# Aim of the task:
Find the line with "Reproduce this chart with matplotlib." and the line with "ax = fig.add_axes([0.136, 0.176, 0.754, 0.778])", then repeat both of them and every line in between exactly. Omit the pictures.

# Dataset entries:
╔══

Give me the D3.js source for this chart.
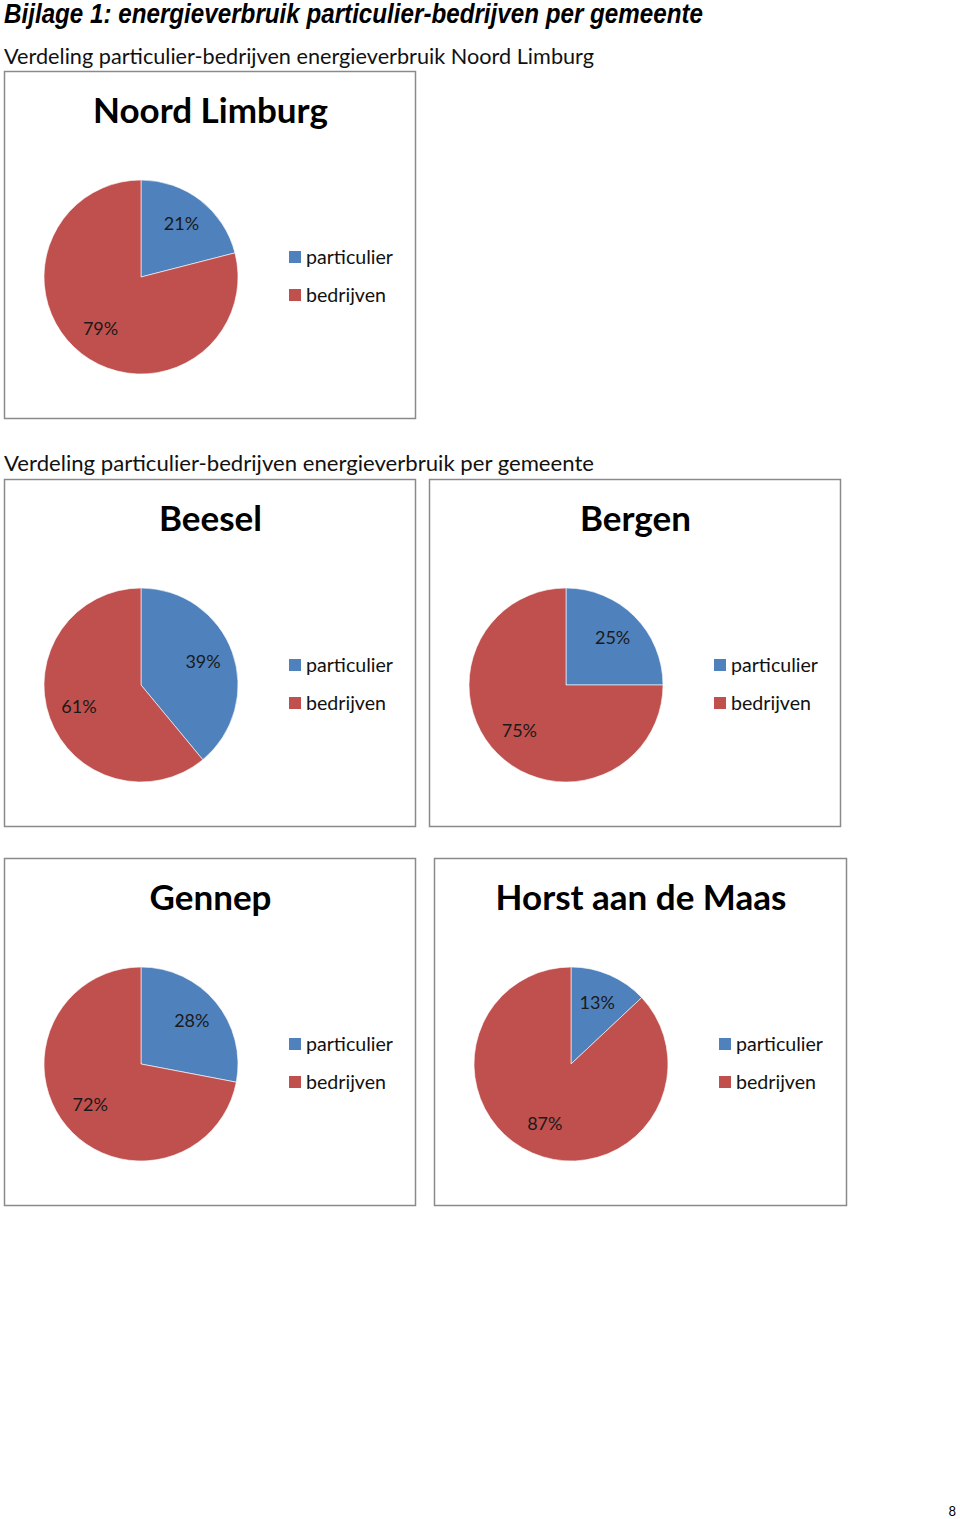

╚══
╔══

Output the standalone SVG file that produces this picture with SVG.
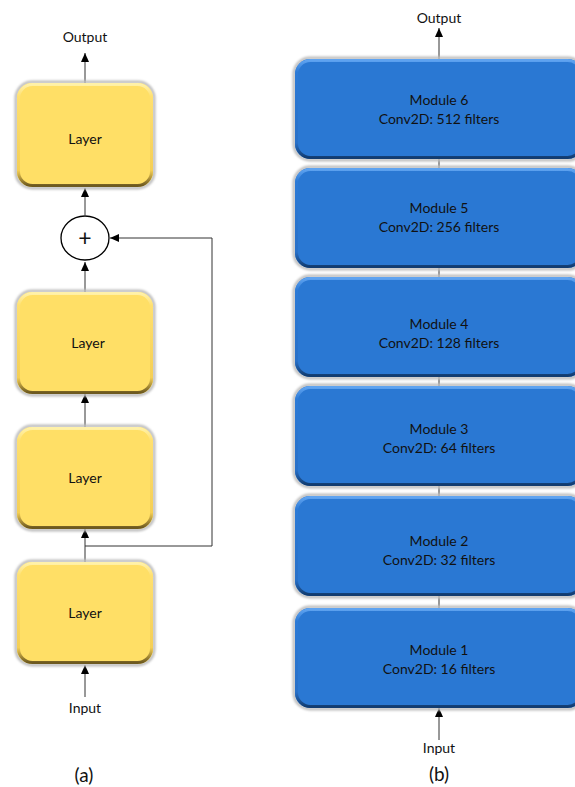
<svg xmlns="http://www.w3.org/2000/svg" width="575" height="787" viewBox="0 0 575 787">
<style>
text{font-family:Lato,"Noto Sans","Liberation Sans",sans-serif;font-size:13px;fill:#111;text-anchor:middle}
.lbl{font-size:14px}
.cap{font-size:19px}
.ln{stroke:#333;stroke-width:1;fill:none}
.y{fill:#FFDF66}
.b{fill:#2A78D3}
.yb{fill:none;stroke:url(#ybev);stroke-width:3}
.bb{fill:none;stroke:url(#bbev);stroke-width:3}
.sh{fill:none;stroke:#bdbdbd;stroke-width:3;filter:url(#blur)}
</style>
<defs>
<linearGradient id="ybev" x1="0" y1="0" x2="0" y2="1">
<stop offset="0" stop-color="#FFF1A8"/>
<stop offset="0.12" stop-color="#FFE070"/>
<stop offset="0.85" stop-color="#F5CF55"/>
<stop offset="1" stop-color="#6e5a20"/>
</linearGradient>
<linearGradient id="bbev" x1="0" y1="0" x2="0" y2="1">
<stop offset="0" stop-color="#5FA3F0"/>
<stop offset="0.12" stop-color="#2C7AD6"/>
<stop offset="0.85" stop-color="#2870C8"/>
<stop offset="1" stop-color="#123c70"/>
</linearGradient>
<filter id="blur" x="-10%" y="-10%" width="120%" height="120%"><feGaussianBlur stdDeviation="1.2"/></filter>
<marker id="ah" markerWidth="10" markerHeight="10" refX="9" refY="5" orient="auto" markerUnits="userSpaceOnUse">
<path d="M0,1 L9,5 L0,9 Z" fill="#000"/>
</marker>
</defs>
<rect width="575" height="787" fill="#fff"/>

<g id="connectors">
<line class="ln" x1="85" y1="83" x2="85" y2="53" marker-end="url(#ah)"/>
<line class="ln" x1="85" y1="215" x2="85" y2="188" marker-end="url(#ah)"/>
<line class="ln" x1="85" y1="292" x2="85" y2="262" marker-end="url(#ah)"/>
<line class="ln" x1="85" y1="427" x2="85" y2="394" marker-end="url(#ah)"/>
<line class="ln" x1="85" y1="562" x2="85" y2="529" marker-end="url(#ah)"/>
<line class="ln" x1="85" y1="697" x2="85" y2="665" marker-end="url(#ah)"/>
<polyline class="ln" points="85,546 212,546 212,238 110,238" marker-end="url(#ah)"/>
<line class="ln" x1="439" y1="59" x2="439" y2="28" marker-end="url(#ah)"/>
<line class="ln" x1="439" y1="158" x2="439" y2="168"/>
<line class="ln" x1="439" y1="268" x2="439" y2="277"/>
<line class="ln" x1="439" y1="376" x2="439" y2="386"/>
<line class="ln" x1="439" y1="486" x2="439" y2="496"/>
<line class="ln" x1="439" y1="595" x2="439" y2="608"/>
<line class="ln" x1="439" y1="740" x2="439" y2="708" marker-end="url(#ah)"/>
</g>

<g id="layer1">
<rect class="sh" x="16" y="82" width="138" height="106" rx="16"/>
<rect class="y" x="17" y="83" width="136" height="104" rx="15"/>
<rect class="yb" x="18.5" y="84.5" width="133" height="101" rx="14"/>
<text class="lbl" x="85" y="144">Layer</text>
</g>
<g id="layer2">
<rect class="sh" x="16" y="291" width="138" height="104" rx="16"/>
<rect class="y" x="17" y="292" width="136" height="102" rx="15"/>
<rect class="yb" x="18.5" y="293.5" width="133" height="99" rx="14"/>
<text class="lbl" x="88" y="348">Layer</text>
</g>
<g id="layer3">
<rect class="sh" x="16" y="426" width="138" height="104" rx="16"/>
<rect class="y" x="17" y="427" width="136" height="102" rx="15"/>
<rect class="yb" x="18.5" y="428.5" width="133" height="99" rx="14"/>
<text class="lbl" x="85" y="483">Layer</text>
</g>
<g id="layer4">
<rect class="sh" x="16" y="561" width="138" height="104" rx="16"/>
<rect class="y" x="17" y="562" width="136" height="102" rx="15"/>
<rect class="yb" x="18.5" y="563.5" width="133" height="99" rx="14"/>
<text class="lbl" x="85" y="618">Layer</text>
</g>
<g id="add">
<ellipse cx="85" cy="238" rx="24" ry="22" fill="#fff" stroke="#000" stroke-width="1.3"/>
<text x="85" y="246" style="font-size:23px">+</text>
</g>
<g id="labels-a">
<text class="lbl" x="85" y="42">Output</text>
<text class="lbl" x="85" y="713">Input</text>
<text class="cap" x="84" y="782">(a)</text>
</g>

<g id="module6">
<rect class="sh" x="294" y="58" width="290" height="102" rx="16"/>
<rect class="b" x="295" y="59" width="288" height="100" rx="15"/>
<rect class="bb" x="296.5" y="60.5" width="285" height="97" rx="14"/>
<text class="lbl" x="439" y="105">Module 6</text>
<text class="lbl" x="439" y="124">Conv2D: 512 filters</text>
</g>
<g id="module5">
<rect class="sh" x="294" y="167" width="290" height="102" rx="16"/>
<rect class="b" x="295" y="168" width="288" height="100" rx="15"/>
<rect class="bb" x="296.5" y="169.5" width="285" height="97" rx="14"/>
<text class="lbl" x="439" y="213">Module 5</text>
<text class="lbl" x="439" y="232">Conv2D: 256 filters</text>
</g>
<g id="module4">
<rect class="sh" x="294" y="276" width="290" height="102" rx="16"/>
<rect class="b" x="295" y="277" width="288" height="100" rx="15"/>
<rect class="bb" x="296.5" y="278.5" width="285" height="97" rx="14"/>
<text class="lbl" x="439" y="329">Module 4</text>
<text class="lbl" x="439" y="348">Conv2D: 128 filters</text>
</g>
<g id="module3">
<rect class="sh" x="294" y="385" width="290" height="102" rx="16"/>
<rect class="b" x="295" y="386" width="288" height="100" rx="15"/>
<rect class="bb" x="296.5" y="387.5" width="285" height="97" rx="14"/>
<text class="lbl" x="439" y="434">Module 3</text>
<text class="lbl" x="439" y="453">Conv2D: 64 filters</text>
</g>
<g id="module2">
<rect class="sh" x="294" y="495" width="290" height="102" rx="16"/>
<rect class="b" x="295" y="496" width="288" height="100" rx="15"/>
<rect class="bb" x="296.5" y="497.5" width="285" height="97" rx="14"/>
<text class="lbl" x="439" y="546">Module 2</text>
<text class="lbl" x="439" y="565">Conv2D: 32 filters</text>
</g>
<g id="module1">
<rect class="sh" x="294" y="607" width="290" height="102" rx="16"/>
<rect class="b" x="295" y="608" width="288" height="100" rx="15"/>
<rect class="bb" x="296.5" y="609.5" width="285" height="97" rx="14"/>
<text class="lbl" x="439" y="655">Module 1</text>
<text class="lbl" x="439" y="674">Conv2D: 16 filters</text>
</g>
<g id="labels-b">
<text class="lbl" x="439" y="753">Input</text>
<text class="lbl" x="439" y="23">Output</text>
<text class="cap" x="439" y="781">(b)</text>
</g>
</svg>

╚══
╔══

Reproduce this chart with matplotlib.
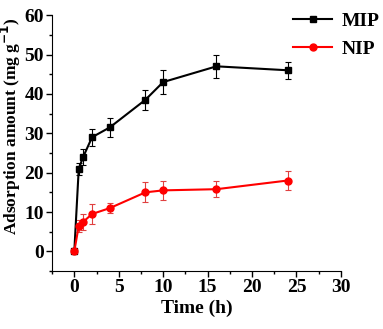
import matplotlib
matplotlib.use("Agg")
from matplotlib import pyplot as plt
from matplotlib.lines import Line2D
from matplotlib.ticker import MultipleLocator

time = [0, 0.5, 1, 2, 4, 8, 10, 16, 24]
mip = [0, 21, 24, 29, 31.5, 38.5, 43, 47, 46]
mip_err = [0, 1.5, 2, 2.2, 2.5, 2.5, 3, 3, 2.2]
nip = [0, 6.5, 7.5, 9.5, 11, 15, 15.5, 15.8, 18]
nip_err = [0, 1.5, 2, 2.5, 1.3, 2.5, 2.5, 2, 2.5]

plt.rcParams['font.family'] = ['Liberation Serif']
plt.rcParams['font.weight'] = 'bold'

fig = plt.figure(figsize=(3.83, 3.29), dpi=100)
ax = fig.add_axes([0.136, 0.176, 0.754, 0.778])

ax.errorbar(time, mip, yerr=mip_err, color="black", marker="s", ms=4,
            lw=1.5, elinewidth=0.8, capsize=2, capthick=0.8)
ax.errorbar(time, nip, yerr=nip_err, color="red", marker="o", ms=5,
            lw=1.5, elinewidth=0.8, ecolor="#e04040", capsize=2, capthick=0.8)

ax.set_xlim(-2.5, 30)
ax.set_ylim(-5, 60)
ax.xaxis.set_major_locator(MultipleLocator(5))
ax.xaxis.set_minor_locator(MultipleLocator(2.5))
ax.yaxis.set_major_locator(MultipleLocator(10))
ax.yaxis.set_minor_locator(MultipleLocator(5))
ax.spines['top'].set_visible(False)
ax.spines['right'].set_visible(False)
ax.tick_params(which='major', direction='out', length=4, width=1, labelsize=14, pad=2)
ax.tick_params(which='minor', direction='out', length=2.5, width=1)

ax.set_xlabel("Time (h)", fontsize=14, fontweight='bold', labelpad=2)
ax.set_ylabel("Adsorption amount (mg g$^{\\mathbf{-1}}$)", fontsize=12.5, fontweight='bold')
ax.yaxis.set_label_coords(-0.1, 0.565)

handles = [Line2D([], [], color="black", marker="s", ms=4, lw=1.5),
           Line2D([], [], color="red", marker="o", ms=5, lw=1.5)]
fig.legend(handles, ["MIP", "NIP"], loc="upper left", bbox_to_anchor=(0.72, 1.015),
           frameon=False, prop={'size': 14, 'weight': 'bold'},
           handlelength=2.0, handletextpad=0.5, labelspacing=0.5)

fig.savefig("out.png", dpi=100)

╚══

# Response below:
Reproduce this chart with matplotlib.
import matplotlib
matplotlib.use("Agg")
from matplotlib import pyplot as plt
from matplotlib.lines import Line2D
from matplotlib.ticker import MultipleLocator

time = [0, 0.5, 1, 2, 4, 8, 10, 16, 24]
mip = [0, 21, 24, 29, 31.5, 38.5, 43, 47, 46]
mip_err = [0, 1.5, 2, 2.2, 2.5, 2.5, 3, 3, 2.2]
nip = [0, 6.5, 7.5, 9.5, 11, 15, 15.5, 15.8, 18]
nip_err = [0, 1.5, 2, 2.5, 1.3, 2.5, 2.5, 2, 2.5]

plt.rcParams['font.family'] = ['Liberation Serif']
plt.rcParams['font.weight'] = 'bold'

fig = plt.figure(figsize=(3.83, 3.29), dpi=100)
ax = fig.add_axes([0.136, 0.176, 0.754, 0.778])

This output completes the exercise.